Zach slung the bag over his shoulder and took several deep breaths. For the first time, he observed his surroundings. The beauty of the golden foliage sickened him.

“Looks like freakin’ King Midas has been here. Too bad it’s so wet. This place would look great going up in flames.”

His mouth curled upward in a lopsided sneer, and his fingers caressed the lighter in his pocket.

The blaze would have been spectacular. Even though there wouldn’t be any witnesses, these events had a way of producing detailed accounts. People would be enraged when their forest succumbed to destruction at the hands of an unknown arsonist. They would swear they had seen the culprit and go so far as to describe him. Ripped jeans, a dark hoodie, both arms tatted up, and multiple piercings would be just a few of the descriptors they used when speaking with the local media about the tragedy. They would mention the exact brand of designer sneakers worn when the vandalism took place. Someone would inevitably mention that drugs were involved…probably.

The worst liars would make subtle remarks that cast aspersions on the perpetrator’s possible ethnicity.

Zach sighed, his anger spent. He brushed leaf litter from the front of his school blazer and swiped the sides of his mud-crusted dress shoes in a patch of grass. Then he pulled his iPhone from his pocket to check the time. He still had an hour before he had to meet Kevin at the library to study for the AP Chemistry test.
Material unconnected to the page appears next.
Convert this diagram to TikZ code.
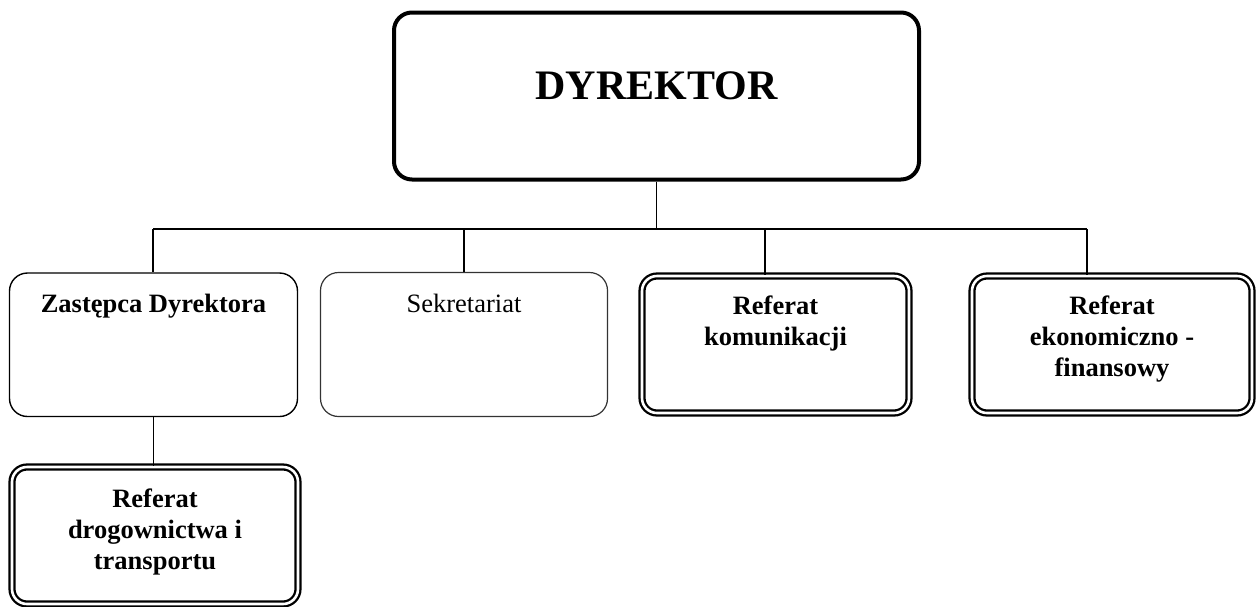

One more deep breath enabled him to set out for home where his parents, oblivious to his delayed arrival, would be absorbed in their own pursuits. The scent of decaying leaves reminded him of a smell somewhere between the cherry tobacco in his father’s pipe and his mother’s compost heap. A small flame of resentment flared in his heart, but Zach refused to let it take hold.

“Let ‘em divorce,” he said. “See if I care.”